From the first line of the listing below, retype each line up to and including the one with "const W = 843, H = 792;"; pictures stay out.

* begin *

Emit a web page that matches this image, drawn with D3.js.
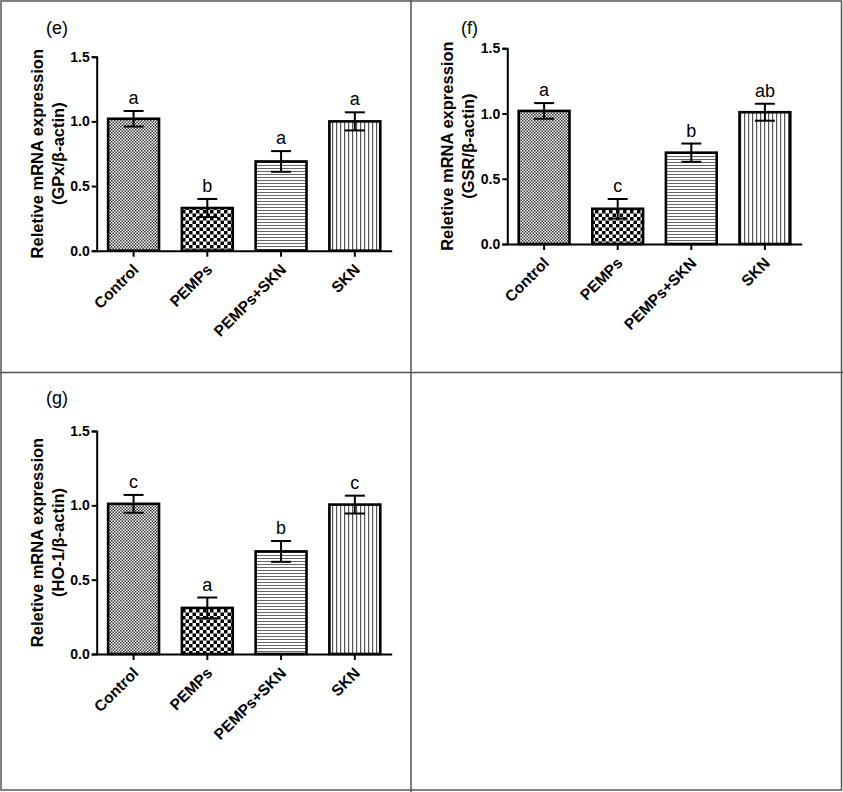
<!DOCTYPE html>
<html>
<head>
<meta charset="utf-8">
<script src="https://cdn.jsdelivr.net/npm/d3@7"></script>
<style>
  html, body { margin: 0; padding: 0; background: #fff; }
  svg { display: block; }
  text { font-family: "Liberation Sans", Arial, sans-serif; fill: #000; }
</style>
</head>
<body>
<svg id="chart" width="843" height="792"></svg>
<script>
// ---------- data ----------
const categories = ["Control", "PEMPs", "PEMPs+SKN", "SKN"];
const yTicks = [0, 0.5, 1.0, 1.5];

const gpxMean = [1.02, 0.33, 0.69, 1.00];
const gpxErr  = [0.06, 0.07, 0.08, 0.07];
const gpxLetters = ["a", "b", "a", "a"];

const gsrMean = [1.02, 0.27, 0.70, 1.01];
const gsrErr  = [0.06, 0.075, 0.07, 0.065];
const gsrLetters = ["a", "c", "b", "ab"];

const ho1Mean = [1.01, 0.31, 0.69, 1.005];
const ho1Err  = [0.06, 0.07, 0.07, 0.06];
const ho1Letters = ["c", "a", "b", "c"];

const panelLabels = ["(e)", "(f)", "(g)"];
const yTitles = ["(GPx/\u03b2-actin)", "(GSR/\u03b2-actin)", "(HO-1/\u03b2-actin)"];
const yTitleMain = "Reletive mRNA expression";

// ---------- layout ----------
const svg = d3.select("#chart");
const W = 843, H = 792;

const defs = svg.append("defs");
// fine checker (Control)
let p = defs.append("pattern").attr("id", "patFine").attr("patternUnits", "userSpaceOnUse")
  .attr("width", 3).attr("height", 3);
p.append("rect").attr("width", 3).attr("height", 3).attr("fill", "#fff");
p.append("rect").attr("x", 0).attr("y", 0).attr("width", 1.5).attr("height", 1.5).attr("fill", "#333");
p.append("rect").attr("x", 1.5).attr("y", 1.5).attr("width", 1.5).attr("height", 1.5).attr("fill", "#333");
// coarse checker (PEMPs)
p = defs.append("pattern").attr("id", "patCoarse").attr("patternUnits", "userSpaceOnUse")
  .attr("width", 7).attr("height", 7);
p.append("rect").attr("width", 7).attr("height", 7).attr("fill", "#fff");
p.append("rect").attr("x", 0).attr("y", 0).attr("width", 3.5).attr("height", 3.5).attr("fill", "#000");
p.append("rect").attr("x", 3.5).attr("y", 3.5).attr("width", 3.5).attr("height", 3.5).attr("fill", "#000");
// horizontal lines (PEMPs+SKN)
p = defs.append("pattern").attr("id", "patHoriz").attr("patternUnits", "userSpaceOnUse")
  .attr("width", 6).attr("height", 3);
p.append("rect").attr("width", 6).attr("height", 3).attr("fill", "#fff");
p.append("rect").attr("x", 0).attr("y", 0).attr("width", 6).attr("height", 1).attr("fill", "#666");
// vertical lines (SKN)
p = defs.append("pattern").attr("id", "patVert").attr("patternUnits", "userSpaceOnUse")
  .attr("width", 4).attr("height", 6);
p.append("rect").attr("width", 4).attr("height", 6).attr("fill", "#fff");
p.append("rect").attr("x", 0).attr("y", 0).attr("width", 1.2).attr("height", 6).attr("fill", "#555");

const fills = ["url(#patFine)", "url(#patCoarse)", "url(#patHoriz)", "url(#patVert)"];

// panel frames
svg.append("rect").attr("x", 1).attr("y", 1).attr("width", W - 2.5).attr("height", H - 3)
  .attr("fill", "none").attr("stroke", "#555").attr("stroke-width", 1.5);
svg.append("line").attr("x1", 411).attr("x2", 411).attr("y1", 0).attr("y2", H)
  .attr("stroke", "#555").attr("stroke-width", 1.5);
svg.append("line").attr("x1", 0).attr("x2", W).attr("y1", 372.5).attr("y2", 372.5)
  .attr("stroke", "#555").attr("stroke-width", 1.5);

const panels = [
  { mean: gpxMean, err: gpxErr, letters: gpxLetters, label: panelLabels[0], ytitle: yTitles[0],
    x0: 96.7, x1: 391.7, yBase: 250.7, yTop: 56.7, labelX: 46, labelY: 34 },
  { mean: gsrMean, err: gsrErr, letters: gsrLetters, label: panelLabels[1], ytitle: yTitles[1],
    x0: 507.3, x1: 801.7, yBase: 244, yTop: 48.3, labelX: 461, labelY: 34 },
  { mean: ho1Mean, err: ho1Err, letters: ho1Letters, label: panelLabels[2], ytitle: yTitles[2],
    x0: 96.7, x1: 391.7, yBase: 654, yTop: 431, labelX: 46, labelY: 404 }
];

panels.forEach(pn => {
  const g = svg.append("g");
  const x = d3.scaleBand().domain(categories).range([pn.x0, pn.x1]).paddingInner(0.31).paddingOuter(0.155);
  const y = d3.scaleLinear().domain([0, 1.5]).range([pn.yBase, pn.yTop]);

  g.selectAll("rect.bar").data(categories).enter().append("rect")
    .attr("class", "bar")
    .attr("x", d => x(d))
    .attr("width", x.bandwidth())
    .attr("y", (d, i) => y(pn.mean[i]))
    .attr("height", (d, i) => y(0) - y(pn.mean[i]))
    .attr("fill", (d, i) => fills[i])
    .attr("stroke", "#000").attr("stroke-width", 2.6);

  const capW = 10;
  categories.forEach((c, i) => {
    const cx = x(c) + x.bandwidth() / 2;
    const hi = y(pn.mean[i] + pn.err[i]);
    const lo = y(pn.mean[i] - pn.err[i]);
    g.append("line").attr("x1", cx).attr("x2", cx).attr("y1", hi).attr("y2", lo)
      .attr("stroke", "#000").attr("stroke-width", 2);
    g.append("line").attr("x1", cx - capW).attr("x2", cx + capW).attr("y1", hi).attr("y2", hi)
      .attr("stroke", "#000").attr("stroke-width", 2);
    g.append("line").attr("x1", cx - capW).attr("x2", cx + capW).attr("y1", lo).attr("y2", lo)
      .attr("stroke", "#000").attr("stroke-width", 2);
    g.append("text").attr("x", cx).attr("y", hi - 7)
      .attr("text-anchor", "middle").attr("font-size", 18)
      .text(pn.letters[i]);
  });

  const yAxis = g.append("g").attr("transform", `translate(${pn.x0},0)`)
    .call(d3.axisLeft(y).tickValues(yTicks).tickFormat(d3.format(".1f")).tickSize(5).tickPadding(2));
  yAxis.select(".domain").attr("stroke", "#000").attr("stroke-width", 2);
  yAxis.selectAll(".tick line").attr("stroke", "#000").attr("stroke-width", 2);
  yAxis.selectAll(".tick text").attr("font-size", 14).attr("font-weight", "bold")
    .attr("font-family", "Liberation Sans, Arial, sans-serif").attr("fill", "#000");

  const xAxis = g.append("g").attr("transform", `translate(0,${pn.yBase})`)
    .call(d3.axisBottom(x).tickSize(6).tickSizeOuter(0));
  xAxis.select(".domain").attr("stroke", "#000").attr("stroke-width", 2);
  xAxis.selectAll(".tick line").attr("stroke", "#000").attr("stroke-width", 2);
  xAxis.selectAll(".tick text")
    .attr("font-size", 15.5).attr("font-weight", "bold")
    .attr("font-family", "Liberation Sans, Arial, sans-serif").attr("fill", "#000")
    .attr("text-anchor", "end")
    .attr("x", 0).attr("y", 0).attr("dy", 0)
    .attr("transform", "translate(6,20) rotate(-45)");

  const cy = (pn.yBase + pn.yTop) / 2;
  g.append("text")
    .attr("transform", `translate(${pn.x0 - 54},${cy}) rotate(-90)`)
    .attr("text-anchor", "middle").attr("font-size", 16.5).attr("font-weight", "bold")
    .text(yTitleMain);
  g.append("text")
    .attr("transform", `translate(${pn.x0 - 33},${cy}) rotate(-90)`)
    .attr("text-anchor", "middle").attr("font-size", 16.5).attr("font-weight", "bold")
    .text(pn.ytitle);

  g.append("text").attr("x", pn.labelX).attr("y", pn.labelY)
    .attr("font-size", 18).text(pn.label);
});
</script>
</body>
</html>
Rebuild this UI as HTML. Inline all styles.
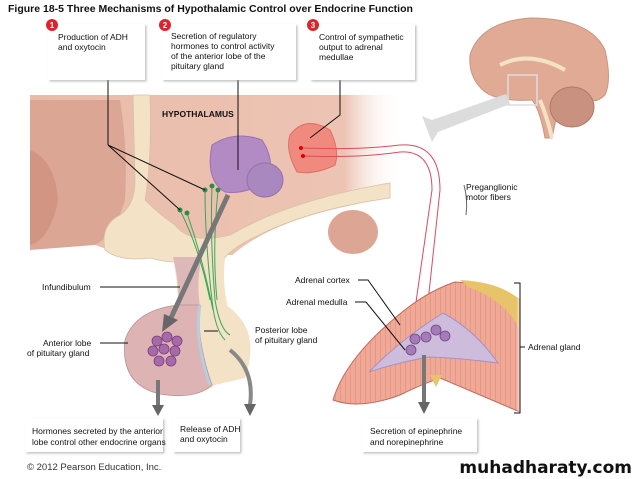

* end *

● Reply:
Emit a web page that matches this image, drawn with D3.js.
<!DOCTYPE html>
<html>
<head>
<meta charset="utf-8">
<script src="https://cdn.jsdelivr.net/npm/d3@7"></script>
<style>
  html, body { margin: 0; padding: 0; background: #fff; }
  svg { display: block; }
  text { font-family: "Liberation Sans", Arial, sans-serif; fill: #000; }
</style>
</head>
<body>
<svg id="chart" width="843" height="792"></svg>
<script>
// ---------- data ----------
const categories = ["Control", "PEMPs", "PEMPs+SKN", "SKN"];
const yTicks = [0, 0.5, 1.0, 1.5];

const gpxMean = [1.02, 0.33, 0.69, 1.00];
const gpxErr  = [0.06, 0.07, 0.08, 0.07];
const gpxLetters = ["a", "b", "a", "a"];

const gsrMean = [1.02, 0.27, 0.70, 1.01];
const gsrErr  = [0.06, 0.075, 0.07, 0.065];
const gsrLetters = ["a", "c", "b", "ab"];

const ho1Mean = [1.01, 0.31, 0.69, 1.005];
const ho1Err  = [0.06, 0.07, 0.07, 0.06];
const ho1Letters = ["c", "a", "b", "c"];

const panelLabels = ["(e)", "(f)", "(g)"];
const yTitles = ["(GPx/\u03b2-actin)", "(GSR/\u03b2-actin)", "(HO-1/\u03b2-actin)"];
const yTitleMain = "Reletive mRNA expression";

// ---------- layout ----------
const svg = d3.select("#chart");
const W = 843, H = 792;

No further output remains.